Le préambule : Dès le préambule, il est proclamé que : « Le Royaume du Maroc s’engage à bannir et combattre toute discrimination à l’encontre de quiconque en raison de sexe ». Il très remarquable que dans cet alinéa relatif à l’élimination des discriminations, celle qui est relative au sexe est mentionnée en premier, avant celle relative à la couleur, aux croyances, à la langue ou au handicap. Ce préambule fait explicitement partie du bloc de constitutionnalité, il fait partie intégrante de la présente Constitution.

L’article 6 Cet article spécifie dans son deuxième alinéa l’étendue des droits : « les pouvoirs publics œuvrent à la création des conditions permettant de généraliser l’effectivité de la liberté et de l’égalité des citoyennes et des citoyens, ainsi que leur participation à la vie politique, économique, culturelles et sociale ». La constitution de 1996 se contentait, dans son article 5 de « tous les Marocains sont égaux devant la loi » et dans son article 8 « l’homme et la femme jouissent de droits politiques égaux ». Par contre pour le texte actuel, le droit, il ne s’agit pas seulement des droits politiques, mais aussi économiques, culturels et sociaux, comme il sera réitéré à l’article 19.

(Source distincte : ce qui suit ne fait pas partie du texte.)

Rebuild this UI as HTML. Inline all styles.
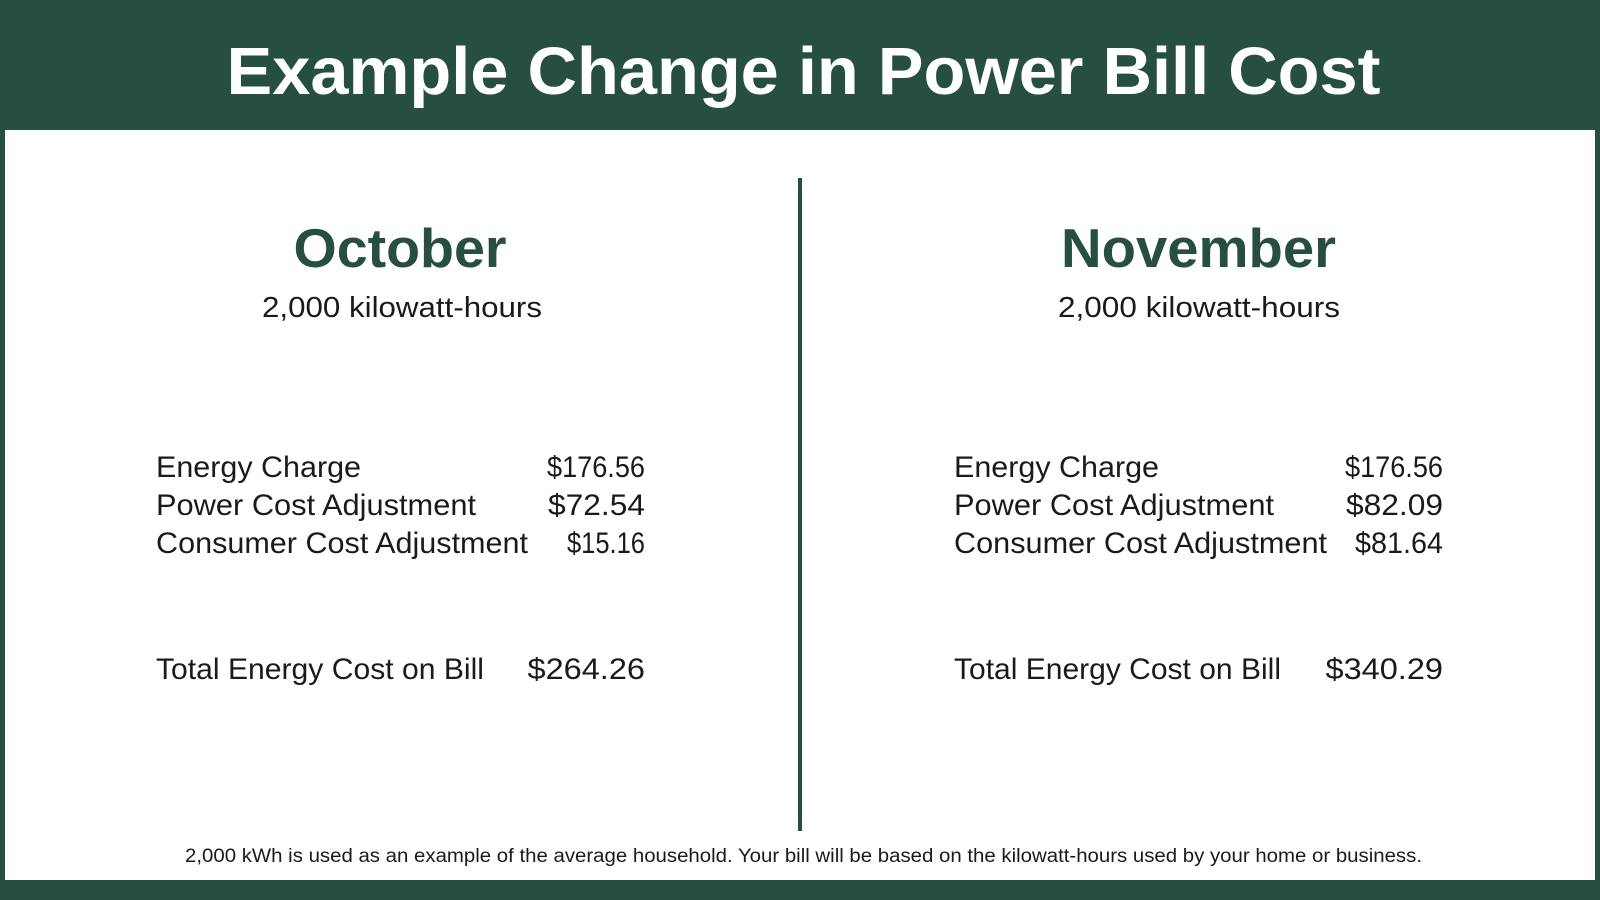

Article 19 : Cet article stipule que : « L’homme et la femme jouissent , à égalité des droits et libertés à caractères civil, politique , économique , social , culturel et environnemental, énoncés dans le présent Titre et dedans les autres dispositions de la Constitution , ainsi que dans les conventions et pactes internationaux dûment ratifiés par le Maroc et ce , dans le respect des dispositions de la Constitution , des constantes du Royaume et de ses lois  L’Etat œuvre à la réalisation de la parité entre les hommes et les femmes  Il est créé, à cet effet, une autorité pour la parité et la lutte contre toutes les formes de discriminations ». Cet article est le premier du titre II intitulé « libertés et droits fondamentaux » ; Il est devenu une référence en matière de d’approche genre dans les politiques publiques; Le premier alinéa de cet article, énumérant les droits dont « l’homme et la femme jouissent à égalité », cite ceux qui ont un caractère économique.

Article 32 :En vertu de cet article le Conseil Consultatif de la Famille et de l’enfant est créé :« La famille fondée sur le lien légal du mariage est la cellule de base de la société .L’Etat œuvre à garantir, par la loi, la protection de la famille sur les plans juridique, social et économique, de manière à garantir son unité, sa stabilité et sa préservation, Il assure une égale protection juridique et une égale considération sociale et morale à tous les enfants, abstraction faite de leur situation familiale, L’enseignement fondamental est un droit de l’enfant et une obligation de la famille et Il est créé un conseil consultatif de la famille et de l’enfance ». La création de ce conseil s’inscrit dans le but d’assurer le suivi des conditions des familles nécessiteuses et favoriser la solidarité.

o Article 164 : Cet article stipule que « L’autorité chargé de la parité et de la lutte contre toutes formes de discriminations créée en vertu de l’article 19 de la présente Constitution veille notamment au respect des droits et libertés prévues audit article, sous réserve des attributions dévolues au conseil national des droits de l’Homme » .Cette institution veillera notamment au respect des droits et libertés prévus par l’article 19; Cette autorité devrait également assurer une fonction d’expertise et d’évaluation des politiques visant à favoriser l’égalité entre les femmes et les hommes dans les domaines politiques, économiques

En définitive , il faut noter que la nouvelle constitution a prévu la reconnaissance des normes universelles en matière des droits des femmes et leur primauté sur la législation nationale dans le respect des fondamentaux de la nation , comme il l’avait rappelé sa Majesté Le roi Mohamed VI dans son discours mémorable du 10 octobre 2003 annonçant le code de la famille , qu’il reste Amir Al Mouminine et qu’il ne peut en cette qualité autoriser ce qu’ ALLAH a prohibé , ni interdire ce que le très haut a autorisé .En guise de conclusion, il faut reconnaitre à la constitution 2011, une audace certaine dans l’évolution des droits des femmes. Mais ce sera sa mise en œuvre qui permettra de juger à quel point elle aura été novatrice et révolutionnaire en matière d’égalité et d’équité à l’accès aux droits.